In 1967, her work supported a small exhibition at the Guildhall Art Gallery on Roberts and his friend and early fellow theatre painter Clarkson Stanfield: she herself lent works by both. Her own first intention was to publish Roberts's writings. However, by 1978, with no publisher interested, she issued at her own cost a 34-page illustrated "life", only to find in 1981 that Katharine Sim, an established author, was commissioned to write a full biography. To this she gave generous support and significantly reduced the errors in what is a good general account, but which even Sim admitted was done in some haste.

That year she also selected and catalogued the successful Scottish Arts Council touring exhibition "David Roberts - Artist Adventurer", which opened at the Birmingham Art Gallery before going on to the Fine Art Society, London, then to Paisley, Dundee and Edinburgh. By this time Guiterman was well-known to others with an interest in Roberts's various careers; as a young house decorator, a noted printer of stage scenery and panoramas, an artist traveller, or a well-known Scot in London in the circles of Turner and Dickens, among others.

She visited as many of the places Roberts painted as possible and in 1984 was awarded a British Academy grant to help support what had then become a project with Briony Llewellyn to publish a catalogue raisonee, backed by Phaidon and Christie's. With Llewellyn and Krystyna Matjaskiewicz as editor for Phaidon, she catalogued the impressively full Roberts retrospective exhibition held at the Barbican Art Gallery in 1986-87 but publishing difficulties have so far stalled the larger project, now being continued by her two collaborators.

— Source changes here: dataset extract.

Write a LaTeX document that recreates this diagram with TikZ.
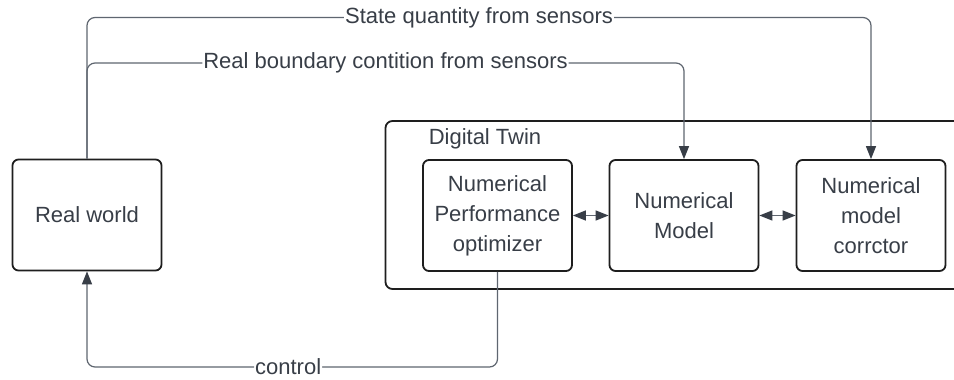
\documentclass[tikz,border=0pt]{standalone}
\usepackage{fontspec}
\setmainfont{Liberation Sans}
\usetikzlibrary{arrows.meta}
\definecolor{txt}{HTML}{383E47}
\definecolor{edgec}{HTML}{1E1E1E}
\definecolor{wirec}{HTML}{5F6670}
\begin{document}
\begin{tikzpicture}[x=1pt,y=-1pt,
  box/.style={draw=edgec, line width=1.8pt, rounded corners=6pt, minimum width=149pt, minimum height=111pt, align=center, text=txt, font=\fontsize{22}{30}\selectfont, inner sep=0pt},
  wire/.style={draw=wirec, line width=1.2pt, rounded corners=8pt},
  tip/.style={-{Triangle[length=13pt,width=10pt,color=txt]}},
  dtip/.style={{Triangle[length=13pt,width=10pt,color=txt]}-{Triangle[length=13pt,width=10pt,color=txt]}},
  lbl/.style={fill=white, text=txt, font=\fontsize{22}{30}\selectfont, inner xsep=1pt, inner ysep=0pt},
  title/.style={text=txt, font=\fontsize{22}{30}\selectfont, inner sep=0pt}
]
\clip (0,0) rectangle (954,380);
\fill[white] (0,0) rectangle (954,380);
% container
\draw[draw=edgec, line width=1.8pt, rounded corners=7pt] (385.5,121) rectangle (980,289);
\node[title] (dt) at (485,139) {Digital Twin};
% nodes
\node[box] (rw) at (87,215) {Real world};
\node[box] (opt) at (497.5,215.5) {Numerical\\Performance\\optimizer};
\node[box] (mod) at (684,215.5) {Numerical\\Model};
\node[box] (cor) at (871,215.5) {Numerical\\model\\corrctor};
\coordinate (ytop) at (0,17.5);
\coordinate (ymid) at (0,63);
\coordinate (ybot) at (0,367);
% connectors
\draw[wire, tip] (rw.north) -- (rw.north |- ytop) -- node[lbl]{State quantity from sensors} (cor.north |- ytop) -- (cor.north);
\draw[wire, tip] (rw.north) -- (rw.north |- ymid) -- node[lbl]{Real boundary contition from sensors} (mod.north |- ymid) -- (mod.north);
\draw[wire, tip] (opt.south) -- (opt.south |- ybot) -- node[lbl, pos=0.51]{control} (rw.south |- ybot) -- (rw.south);
\draw[wire, dtip] (opt.east) -- (mod.west);
\draw[wire, dtip] (mod.east) -- (cor.west);
\end{tikzpicture}
\end{document}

Guiterman was then 70 and though she wrote several related further articles in Turner Studies (1987-90) and reprinted her own short biography three times up to 1986, it was too late for anything bigger, though she continued work until forced to stop by failing health and eyesight in 1995.

Many of her Roberts and other drawings were on long loan to the Guildhall Art Gallery until 1985. She then withdrew the Robertses and some others but presented the gallery with the rest, comprising 106 pictures, many being by his contemporaries. In 1991 she gave 25 drawings including works by Stanfield, Cox, G.B. Campion, John Martin and Edward Lear to Birmingham Museum and Art Gallery, and is believed to have made provision for other public bequests.

Helen Guiterman was an amateur and enthusiast of the best sort: thoroughly determined in pursuit of her chosen interest but also unassuming about her knowledge and as generous in sharing it as she was with the pictures she collected. Her "Robertsiana" - both for the catalogue and the "collected writings" - will survive her and (one hopes) eventually see full publication. Such an outcome would be her monument as much as the one she wanted for David Roberts.

Helen Mary Guiterman: designer, art collector, historian and benefactor: born Bournemouth, Dorset 9 January 1916; died Bournemouth 8 May 1998.